Of course, the outcome of the ’12 race will depend heavily on two other factors: Obama’s own popularity and Webb’s status. If the economy remains stagnant (or worse), Obama’s presence will badly hurt down-ballot statewide Democratic candidates, buoying even a flawed GOP candidate like Allen. And if anyone might conceivably say “screw it” and leave the cushy Senate, it would surely be a loner like Webb, who has shown virtually no interest in the perks of power. With Webb out, Allen’s chances would brighten significantly, because in politics, as Harry Reid just showed, you can never beat something with nothing, and the Democratic bench in Virginia is very thin. Either way, Allen’s only asset with nonconservatives would be name recognition.

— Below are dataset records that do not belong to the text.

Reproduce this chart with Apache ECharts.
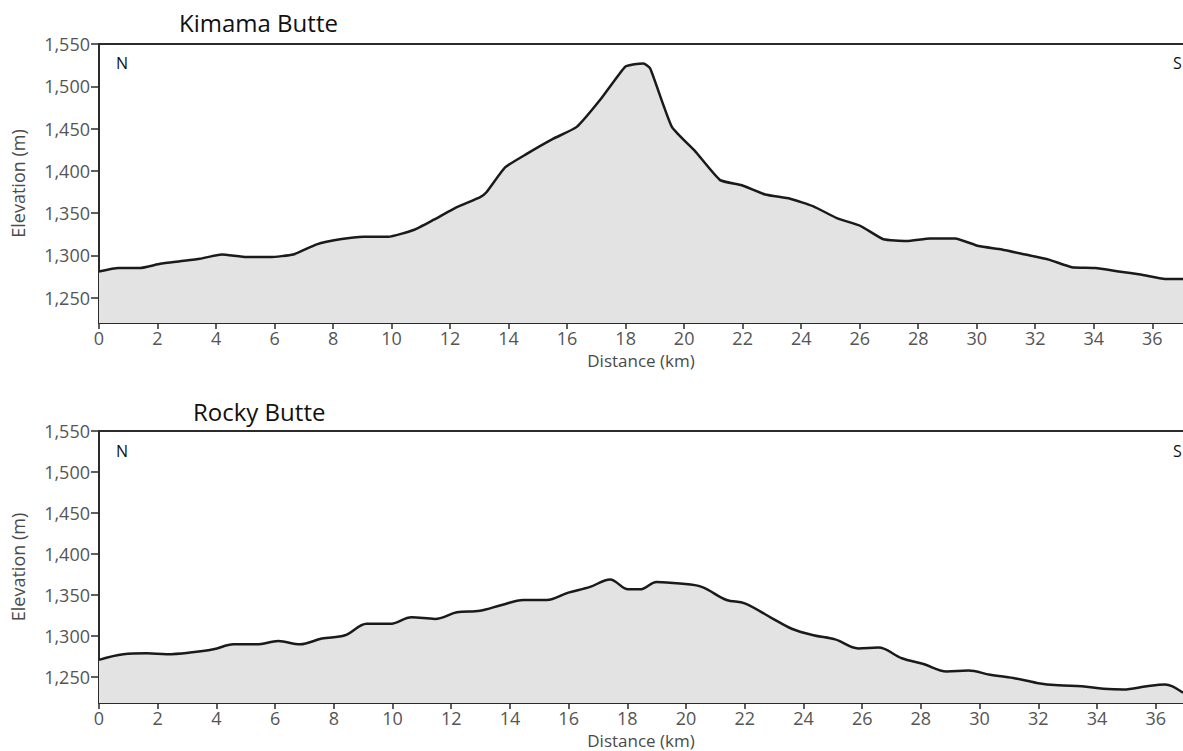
<!DOCTYPE html>
<html>
<head>
<meta charset="utf-8">
<script src="https://cdn.jsdelivr.net/npm/echarts@6/dist/echarts.min.js"></script>
<style>
html,body{margin:0;padding:0;background:#fff;}
#chart{width:1183px;height:751px;}
</style>
</head>
<body>
<div id="chart"></div>
<script>
// Kimama Butte profile: [distance km, elevation m]
const kimamaDist = [0,0.66,1.4,2.09,2.77,3.45,4.19,5.05,5.85,6.64,7.44,8.24,9.04,9.89,10.75,11.43,12.23,13.03,13.25,13.88,14.62,15.53,16.33,17.13,17.98,18.3,18.61,18.84,19.58,20.38,21.23,21.97,22.77,23.62,24.42,25.22,26.02,26.81,27.61,28.41,29.26,30.06,30.86,31.66,32.46,33.25,34.05,34.85,35.65,36.44,37.05];
const kimamaElev = [1281,1285,1285,1290,1293,1296,1301,1298,1298,1301,1313,1319,1322,1322,1330,1342,1357,1369,1375,1404,1420,1438,1452,1484,1523,1526,1527,1521,1452,1423,1389,1383,1372,1367,1358,1344,1335,1319,1317,1320,1320,1311,1307,1301,1295,1286,1285,1281,1277,1272,1272];

// Rocky Butte profile
const rockyDist = [0,0.83,1.62,2.31,3.1,3.9,4.58,5.37,6.11,6.85,7.59,8.38,9.12,9.91,10.65,11.45,12.19,12.98,13.72,14.46,15.25,15.99,16.73,17.41,18.03,18.43,19.0,19.8,20.53,21.38,22.0,22.92,23.6,24.34,25.08,25.87,26.55,27.35,28.09,28.88,29.62,30.36,31.15,31.95,32.69,33.48,34.22,34.9,35.7,36.32,36.55,36.93];
const rockyElev = [1271,1278,1279,1278,1280,1284,1290,1290,1294,1290,1297,1301,1315,1315,1323,1321,1329,1331,1338,1344,1344,1353,1360,1369,1357,1357,1366,1364,1360,1344,1340,1322,1309,1301,1296,1285,1286,1273,1266,1257,1258,1253,1249,1243,1240,1239,1236,1235,1239,1241,1239,1231];

const distTicks = [0,2,4,6,8,10,12,14,16,18,20,22,24,26,28,30,32,34,36];
const elevTicks = [1250,1300,1350,1400,1450,1500,1550];
const titles = ['Kimama Butte','Rocky Butte'];

const FONT = 'Open Sans';
const fmt = v => String(v).replace(/\B(?=(\d{3})+(?!\d))/g, ',');
const zip = (a,b) => a.map((x,i)=>[x,b[i]]);
const AXIS_COLOR = '#2b2b2b';

function xAxisFor(idx, max){
  return {
    type:'value', gridIndex:idx, min:0, max:max, position:'bottom',
    name:'Distance (km)', nameLocation:'middle', nameGap:29,
    nameTextStyle:{color:'#4a4a4a', fontFamily:FONT, fontSize:17},
    axisLine:{show:true, onZero:false, lineStyle:{color:AXIS_COLOR, width:2}},
    axisTick:{show:true, length:6, lineStyle:{color:AXIS_COLOR, width:1.5}, customValues:distTicks},
    axisLabel:{color:'#555', fontFamily:FONT, fontSize:18, margin:6, customValues:distTicks},
    splitLine:{show:false}
  };
}
function xTopFor(idx, max){
  return {
    type:'value', gridIndex:idx, min:0, max:max, position:'top',
    axisLine:{show:true, onZero:false, lineStyle:{color:AXIS_COLOR, width:2}},
    axisTick:{show:false}, axisLabel:{show:false}, splitLine:{show:false}
  };
}
function yAxisFor(idx, min){
  return {
    type:'value', gridIndex:idx, min:min, max:1550,
    name:'Elevation (m)', nameLocation:'middle', nameGap:72, nameRotate:90,
    nameTextStyle:{color:'#4a4a4a', fontFamily:FONT, fontSize:18},
    axisLine:{show:true, onZero:false, lineStyle:{color:AXIS_COLOR, width:2}},
    axisTick:{show:true, length:8, lineStyle:{color:AXIS_COLOR, width:1.5}, customValues:elevTicks},
    axisLabel:{color:'#555', fontFamily:FONT, fontSize:18, margin:9, formatter:fmt, customValues:elevTicks},
    splitLine:{show:false}
  };
}
function seriesFor(idx, data){
  return {
    type:'line', xAxisIndex:idx, yAxisIndex:idx, data:data,
    symbol:'none', smooth: idx===1 ? 0.35 : 0.15,
    lineStyle:{color:'#1a1a1a', width:2.5},
    areaStyle:{color:'#e3e3e3', opacity:1, origin:'start'},
    silent:true, animation:false
  };
}
const lbl = (t,l,tp,size) => ({text:t, left:l, top:tp, textStyle:{fontFamily:FONT, fontSize:size, fontWeight:'normal', color:'#111'}});

const chart = echarts.init(document.getElementById('chart'), null, {renderer:'svg'});
chart.setOption({
  backgroundColor:'#fff',
  animation:false,
  title:[
    lbl(titles[0], 174, 5, 24),
    lbl(titles[1], 188, 394, 24),
    lbl('N', 111, 50, 16),
    lbl('S', 1168, 50, 16),
    lbl('N', 111, 438, 16),
    lbl('S', 1168, 438, 16)
  ],
  grid:[
    {left:99, top:44, right:0, bottom:428, show:false, containLabel:false},
    {left:99, top:431, right:0, bottom:48, show:false, containLabel:false}
  ],
  xAxis:[xAxisFor(0, 37.05), xAxisFor(1, 36.93), xTopFor(0, 37.05), xTopFor(1, 36.93)],
  yAxis:[yAxisFor(0, 1220), yAxisFor(1, 1218.5)],
  series:[seriesFor(0, zip(kimamaDist,kimamaElev)), seriesFor(1, zip(rockyDist,rockyElev))]
});
</script>
</body>
</html>
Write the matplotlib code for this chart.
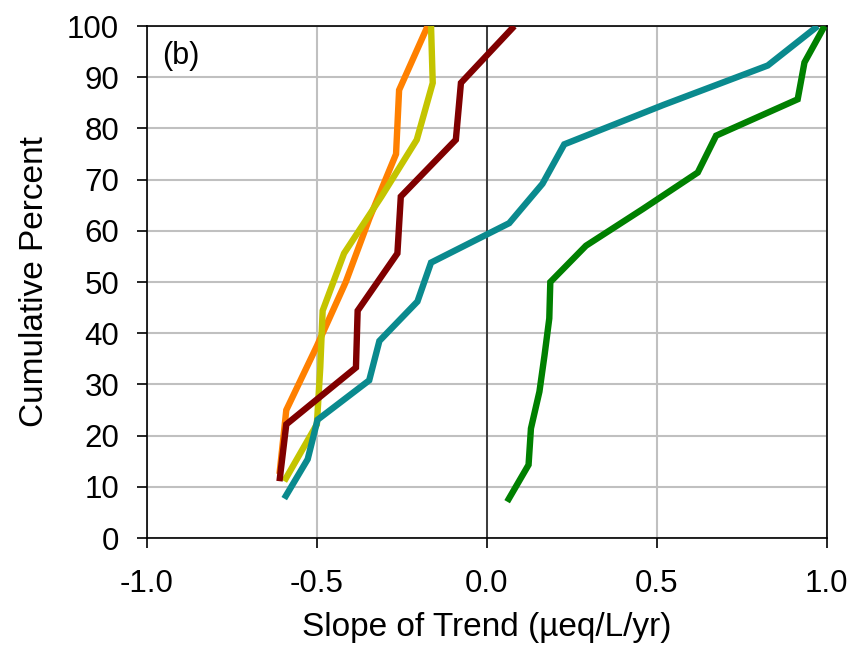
import matplotlib
matplotlib.use("Agg")
import matplotlib.pyplot as plt

plt.rcParams["font.family"] = ["Liberation Sans", "DejaVu Sans"]
plt.rcParams["axes.unicode_minus"] = False

# cumulative percent (y) and trend slope (x) for each site group
orange_pct = [12.5, 25.0, 37.5, 50.0, 62.5, 75.0, 87.5, 100.0]
orange_slope = [-0.61, -0.59, -0.50, -0.415, -0.345, -0.267, -0.258, -0.174]

yellow_pct = [11.1, 22.2, 33.3, 44.4, 55.6, 66.7, 77.8, 88.9, 100.0]
yellow_slope = [-0.596, -0.50, -0.49, -0.483, -0.42, -0.31, -0.206, -0.159, -0.164]

darkred_pct = [11.1, 22.2, 33.3, 44.4, 55.6, 66.7, 77.8, 88.9, 100.0]
darkred_slope = [-0.61, -0.59, -0.385, -0.38, -0.263, -0.253, -0.091, -0.076, 0.081]

teal_pct = [7.7, 15.4, 23.1, 30.8, 38.5, 46.2, 53.8, 61.5, 69.2, 76.9, 84.6, 92.3, 100.0]
teal_slope = [-0.596, -0.527, -0.498, -0.346, -0.316, -0.204, -0.164, 0.066,
              0.164, 0.228, 0.52, 0.827, 0.974]

green_pct = [7.1, 14.3, 21.4, 28.6, 35.7, 42.9, 50.0, 57.1, 64.3, 71.4, 78.6,
             85.7, 92.9, 100.0]
green_slope = [0.06, 0.123, 0.13, 0.155, 0.17, 0.184, 0.187, 0.292, 0.46,
               0.621, 0.675, 0.915, 0.935, 0.994]

x_ticks = [-1.0, -0.5, 0.0, 0.5, 1.0]
x_tick_labels = ["-1.0", "-0.5", "0.0", "0.5", "1.0"]
y_ticks = list(range(0, 101, 10))

series = [
    (orange_slope, orange_pct, "#FF8000"),
    (yellow_slope, yellow_pct, "#C4C400"),
    (darkred_slope, darkred_pct, "#800000"),
    (teal_slope, teal_pct, "#0A8A8E"),
    (green_slope, green_pct, "#008000"),
]

fig = plt.figure(figsize=(8.53, 6.52), dpi=100)
ax = fig.add_axes([0.1723, 0.1748, 0.7967, 0.7852])

for xs, ys, color in series:
    ax.plot(xs, ys, color=color, linewidth=4.6, solid_joinstyle="miter",
            solid_capstyle="butt", zorder=3)

ax.set_xlim(-1.0, 1.0)
ax.set_ylim(0, 100)
ax.set_xticks(x_ticks)
ax.set_xticklabels(x_tick_labels)
ax.set_yticks(y_ticks)

# grid: light gray except the zero line
ax.grid(True, color="#C0C0C0", linewidth=1.5, zorder=1)
ax.axvline(0.0, color="#303030", linewidth=1.3, zorder=2)

for side in ["left", "bottom", "top", "right"]:
    ax.spines[side].set_color("black")
    ax.spines[side].set_linewidth(1.2)

ax.tick_params(axis="both", direction="out", length=7, width=1.2,
               labelsize=22.5)
ax.tick_params(axis="x", pad=15)
ax.tick_params(axis="y", pad=13)

ax.set_xlabel("Slope of Trend (µeq/L/yr)", fontsize=24, labelpad=10)
ax.set_ylabel("Cumulative Percent", fontsize=24, labelpad=12)

ax.text(-0.955, 94.2, "(b)", fontsize=22, va="center", ha="left")

fig.savefig("out.png", dpi=100)
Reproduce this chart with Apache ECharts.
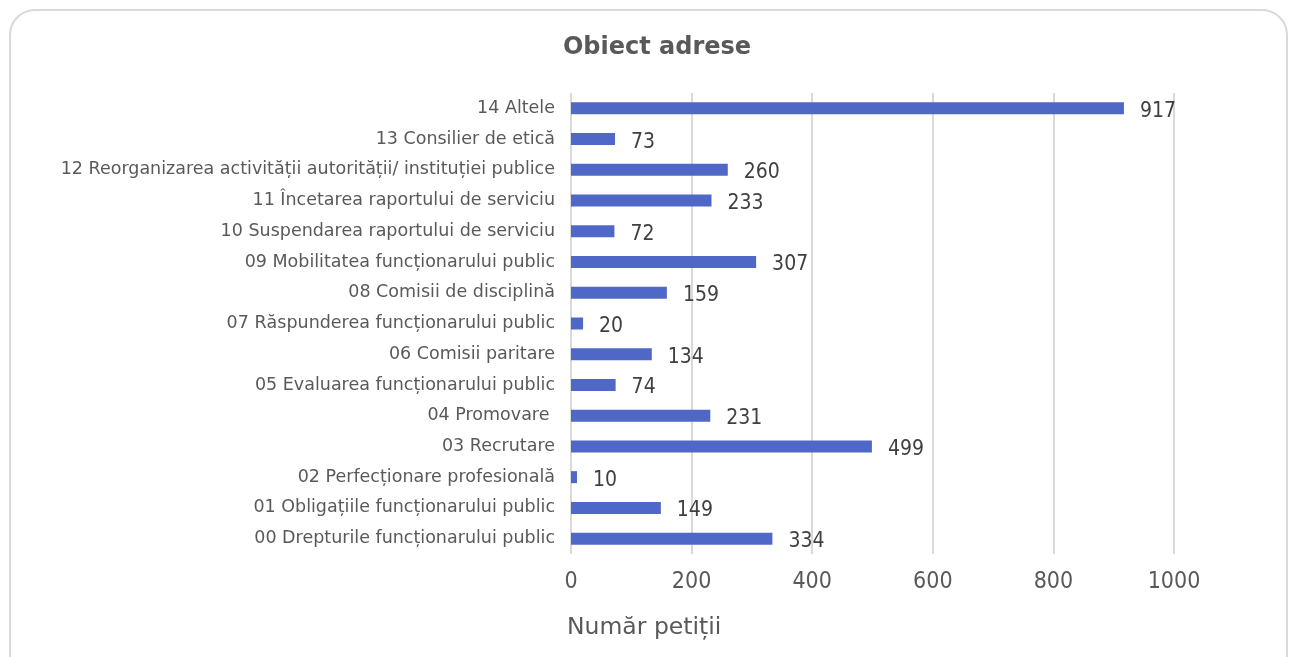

That Allen would even want to stage a comeback is itself telling, given that when he was in office he was known to be largely uninterested in his Senate career and saw his seat mainly as a springboard for a run at national office in 2008. Obviously, that plan didn’t pan out, so perhaps it should come as no surprise that the old pol is bored and itching to get back in the game, even if it is to win what is probably a consolation prize to him.
Still, Allen is a political anachronism, one that will be exposed even more clearly if he runs. “Macaca” may have been a slip-of-the-tongue, but it also exposed the inherent risks of living on the political edge as Allen always has. It cost him in 2006, and it could cost him again in 2012.